## Supplied data
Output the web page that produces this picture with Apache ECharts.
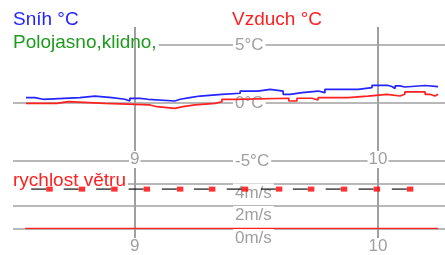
<!DOCTYPE html>
<html>
<head>
<meta charset="utf-8">
<script src="https://cdn.jsdelivr.net/npm/echarts@6/dist/echarts.min.js"></script>
<style>
  html, body { margin: 0; padding: 0; background: #fff; }
  #chart { width: 445px; height: 255px; }
</style>
</head>
<body>
<div id="chart"></div>
<script>
// cas v minutach od pulnoci
var snihCas = [513.2, 515.4, 517.4, 526.5, 530.2, 534.4, 537.6, 538.8, 541.3, 543.3,
               549.9, 551.2, 553.6, 556.1, 561.5, 566.0, 570.4, 573.4, 576.6, 578.3,
               581.3, 585.2, 586.9, 595.1, 598.5, 602.5, 603.4, 604.2, 605.4, 606.6,
               611.6, 614.8];
var snihTeplota = [0.46, 0.32, 0.46, 0.6, 0.46, 0.32, 0.17, 0.4, 0.32, 0.17,
                   0.32, 0.46, 0.6, 0.75, 0.84, 1.03, 1.18, 1.03, 0.75, 0.89,
                   1.03, 0.89, 1.18, 1.32, 1.51, 1.42, 1.25, 1.47, 1.38, 1.51,
                   1.41, 1.41];
var vzduchCas = [513.2, 520.8, 523.6, 532.7, 543.8, 545.5, 549.9, 551.9, 554.9, 559.8,
                 561.5, 564.7, 578.0, 580.0, 583.7, 585.2, 592.6, 597.5, 602.2, 605.4,
                 606.6, 611.6, 612.8, 614.0, 614.8];
var vzduchTeplota = [-0.03, 0.11, -0.03, -0.17, -0.32, -0.46, -0.32, -0.17, -0.03, 0.11,
                     0.32, 0.41, 0.17, 0.41, 0.26, 0.46, 0.6, 0.75, 0.6, 0.75,
                     0.95, 0.75, 0.6, 0.75, 0.75];
var vitrCas = [519, 527, 535, 543, 551.2, 559.1, 567.2, 575.6, 583.5, 591.6, 599.7, 607.9];
var vitrRychlost = [3.5, 3.5, 3.5, 3.5, 3.5, 3.5, 3.5, 3.5, 3.5, 3.5, 3.5, 3.5];
var narazCas = [513.0, 614.8];
var narazRychlost = [0, 0];
var hodiny = [540, 600];

function pary(xs, ys) {
    var out = [];
    for (var i = 0; i < xs.length; i++) out.push([xs[i], ys[i]]);
    return out;
}

var seda = '#a0a0a0';
var font = 'Liberation Sans';
var myChart = echarts.init(document.getElementById('chart'));

function titulek(text, left, top, color, bg, lh) {
    return {
        text: text, left: left, top: top, padding: [0, 2, 0, 0], z: 1,
        backgroundColor: bg ? '#fff' : 'transparent',
        textStyle: { color: color, fontFamily: font, fontSize: 19, fontWeight: 'normal', lineHeight: lh || 19 }
    };
}

function osaX(grid, isTop) {
    return {
        type: 'value', gridIndex: grid, min: 510, max: 616.5,
        position: 'bottom', z: isTop ? 1 : 0,
        axisLine: { show: false },
        axisTick: {
            show: !isTop, customValues: hodiny, length: 10,
            lineStyle: { color: seda, width: 2 }
        },
        axisLabel: {
            customValues: hodiny, margin: isTop ? -10 : 9.5,
            color: seda, fontFamily: font, fontSize: 17,
            backgroundColor: '#fff', padding: [0, 1],
            formatter: function (v) { return String(v / 60); }
        },
        splitLine: { show: true, lineStyle: { color: seda, width: 2 } }
    };
}

var option = {
    animation: false,
    title: [
        titulek('Sníh °C', 13, 10, '#2424ff'),
        titulek('Polojasno,klidno,', 13, 33, '#1e9a1e', true),
        titulek('Vzduch °C', 232, 10, '#ff2020'),
        titulek('rychlost větru', 13, 173.5, '#ff2020', true, 14)
    ],
    grid: [
        { left: 13, right: 0, top: 27, height: 134 },
        { left: 13, right: 0, top: 161, height: 74 }
    ],
    xAxis: [osaX(0, true), osaX(1, false)],
    yAxis: [
        {
            type: 'value', gridIndex: 0, min: -5, max: 6.55, interval: 5,
            axisLine: { show: false }, axisTick: { show: false },
            axisLabel: {
                inside: true, margin: 220, showMaxLabel: false,
                color: seda, fontFamily: font, fontSize: 17, lineHeight: 17,
                backgroundColor: '#fff', padding: [4, 2, 0, 2],
                formatter: function (v) { return v + '°C'; }
            },
            splitLine: { show: true, showMaxLine: false, lineStyle: { color: seda, width: 1.5 } }
        },
        {
            type: 'value', gridIndex: 1, min: 0, max: 6, interval: 2,
            axisLine: { show: false }, axisTick: { show: false },
            axisLabel: {
                inside: true, margin: 220, showMaxLabel: false, verticalAlign: 'top',
                color: seda, fontFamily: font, fontSize: 17, lineHeight: 17,
                backgroundColor: '#fff', padding: [1, 2, 0, 2],
                formatter: function (v) { return v + 'm/s'; }
            },
            splitLine: { show: true, showMaxLine: false, lineStyle: { color: seda, width: 1.5 } }
        }
    ],
    series: [
        {
            name: 'Sníh', type: 'line', step: 'end', showSymbol: false,
            xAxisIndex: 0, yAxisIndex: 0,
            lineStyle: { color: '#2424ff', width: 1.7 },
            data: pary(snihCas, snihTeplota)
        },
        {
            name: 'Vzduch', type: 'line', step: 'end', showSymbol: false,
            xAxisIndex: 0, yAxisIndex: 0,
            lineStyle: { color: '#ff2020', width: 1.7 },
            data: pary(vzduchCas, vzduchTeplota)
        },
        {
            name: 'naraz', type: 'line', showSymbol: false,
            xAxisIndex: 1, yAxisIndex: 1,
            lineStyle: { color: '#ff2020', width: 1.5 },
            data: pary(narazCas, narazRychlost)
        },
        {
            // carka pred kazdym bodem
            name: 'vitr carka', type: 'scatter', xAxisIndex: 1, yAxisIndex: 1,
            symbol: 'rect', symbolSize: [15, 1.5], symbolOffset: [-10.8, 0],
            itemStyle: { color: '#111' },
            data: pary(vitrCas, vitrRychlost)
        },
        {
            name: 'rychlost větru', type: 'scatter', xAxisIndex: 1, yAxisIndex: 1,
            symbol: 'rect', symbolSize: [6.5, 5],
            itemStyle: { color: '#ff0000' },
            data: pary(vitrCas, vitrRychlost)
        }
    ]
};
myChart.setOption(option);
</script>
</body>
</html>
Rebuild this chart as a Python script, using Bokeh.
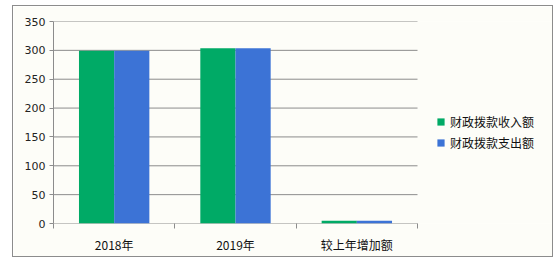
from bokeh.plotting import figure
from bokeh.models import FixedTicker, Legend, LegendItem, Range1d
from bokeh.embed import file_html
from bokeh.resources import INLINE

categories = ["2018年", "2019年", "较上年增加额"]
income = [299.5, 303.5, 4.6]
expense = [299.5, 303.5, 4.6]
series_names = ["财政拨款收入额", "财政拨款支出额"]
y_ticks = [0, 50, 100, 150, 200, 250, 300, 350]

GREEN = "#00aa66"
BLUE = "#3c73d6"
BG = "#fdfdf8"
GRID = "#8c8c8c"
CJK = "Noto Sans CJK SC"

n = len(categories)
# the plotting area is 364px wide out of a 501px frame; the rest holds the legend
x_end = n * 501 / 364

p = figure(width=541, height=252, output_backend="svg", toolbar_location=None,
           x_range=Range1d(0, x_end), y_range=Range1d(0, 350),
           min_border_left=40, min_border_right=0, min_border_top=15, min_border_bottom=35)
p.margin = (5, 6, 7, 12)
p.styles = {"border": "1px solid #8c8c8c", "box-sizing": "border-box"}
p.background_fill_color = BG
p.border_fill_color = BG
p.outline_line_color = None

# horizontal gridlines limited to the category area
p.segment(x0=[0] * len(y_ticks), x1=[n] * len(y_ticks), y0=y_ticks, y1=y_ticks,
          line_color=GRID, line_width=1)

xs = [i + 0.5 for i in range(n)]
off = 0.145
w = 0.29
r1 = p.vbar(x=[x - off for x in xs], top=income, width=w, color=GREEN, line_color=None)
r2 = p.vbar(x=[x + off for x in xs], top=expense, width=w, color=BLUE, line_color=None)

# y axis
p.yaxis.ticker = FixedTicker(ticks=y_ticks)
p.yaxis.axis_line_color = GRID
p.yaxis.major_tick_line_color = GRID
p.yaxis.major_tick_out = 4
p.yaxis.major_tick_in = 0
p.yaxis.minor_tick_line_color = None
p.yaxis.major_label_text_font = "DejaVu Sans"
p.yaxis.major_label_text_font_size = "11px"
p.yaxis.major_label_text_color = "#222222"
p.yaxis.major_label_standoff = 4

# x axis
p.xaxis.ticker = FixedTicker(ticks=xs, minor_ticks=list(range(n + 1)))
p.xaxis.major_label_overrides = {x: c for x, c in zip(xs, categories)}
p.xaxis.axis_line_color = None
p.xaxis.major_tick_line_color = None
p.xaxis.minor_tick_line_color = GRID
p.xaxis.minor_tick_out = 5
p.xaxis.minor_tick_in = 0
p.xaxis.major_label_text_font = CJK
p.xaxis.major_label_text_font_size = "12px"
p.xaxis.major_label_text_color = "#111111"
p.xaxis.major_label_standoff = 6

p.xgrid.grid_line_color = None
p.ygrid.grid_line_color = None

legend = Legend(items=[LegendItem(label=series_names[0], renderers=[r1]),
                       LegendItem(label=series_names[1], renderers=[r2])],
                location=(383, 72), orientation="vertical")
legend.background_fill_alpha = 0
legend.border_line_color = None
legend.glyph_width = 9
legend.glyph_height = 9
legend.label_standoff = 5
legend.spacing = 4
legend.padding = 0
legend.margin = 0
legend.label_text_font = CJK
legend.label_text_font_size = "12px"
legend.label_text_color = "#111111"
p.add_layout(legend, "center")

open("out.html", "w").write(file_html(p, INLINE))
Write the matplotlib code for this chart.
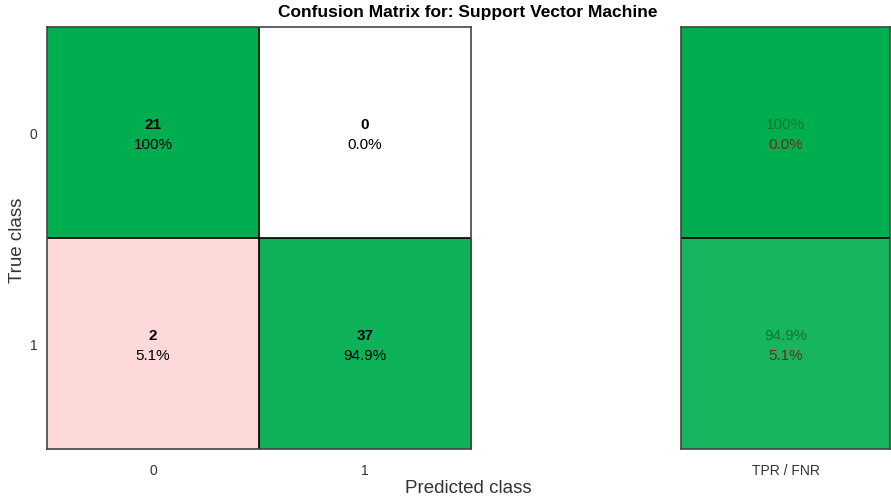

## What needs to be done
Omit the pictures. Extract exactly the lines that begin with the one holding "Rebuild this chart" and end with the one holding "x_end = n * 501 / 364", inclusive.

## Full response
Rebuild this chart as a Python script, using Bokeh.
from bokeh.plotting import figure
from bokeh.models import FixedTicker, Legend, LegendItem, Range1d
from bokeh.embed import file_html
from bokeh.resources import INLINE

categories = ["2018年", "2019年", "较上年增加额"]
income = [299.5, 303.5, 4.6]
expense = [299.5, 303.5, 4.6]
series_names = ["财政拨款收入额", "财政拨款支出额"]
y_ticks = [0, 50, 100, 150, 200, 250, 300, 350]

GREEN = "#00aa66"
BLUE = "#3c73d6"
BG = "#fdfdf8"
GRID = "#8c8c8c"
CJK = "Noto Sans CJK SC"

n = len(categories)
# the plotting area is 364px wide out of a 501px frame; the rest holds the legend
x_end = n * 501 / 364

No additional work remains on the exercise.